= PAL-S =

Abandoned colour TV system

PAL-S is the system of television receiver sets in the early days of the PAL system. Here PAL stands for Phase alternating at line rate and S stands for simple.

== PAL system ==

The color hue modulates the phase of a subcarrier named color carrier. In PAL system the polarity of the phase in each frame is reversed to neutralize the undesirable phase shifts introduced during transmission. Thus the effect of undesirable phase shift is positive in one frame and negative in the second frame. Averaging the two, the effect of the undesirable phase shifts in two consecutive frames cancel each other.

== The PAL-S receiver ==
In the early days of the PAL system, it was proposed that, the human eye can average the slightly different color hues in two consecutive frames and perceive the original color. The television receiver sets which rely on optical averaging were called PAL-S receivers.

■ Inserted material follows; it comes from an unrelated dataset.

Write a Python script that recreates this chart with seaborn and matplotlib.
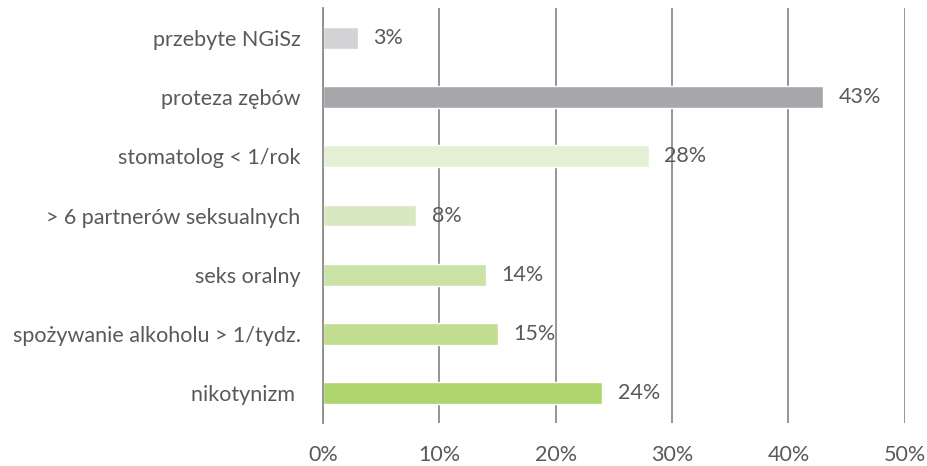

== The problems in PAL-S ==

However, it soon turned out that the optical averaging had problems. When the distance between the viewer and the receiver set is not large, the viewer can distinguish the lines. The phase reversion takes place in every frame. But each frame is composed of two fields. So the viewer watches two consecutive lines without reversion. The next two lines are reverted phase lines. That means that when there is undesired phase shift the viewer watches a thin horizontal bar with one color and another thin bar with another color. This pattern is known as Hanover bar.

== Electronic averaging ==
In the standard analogue PAL receiver, the color differences between the consecutive bars are averaged electronically (by the use of delay line). This system is known as PAL-D.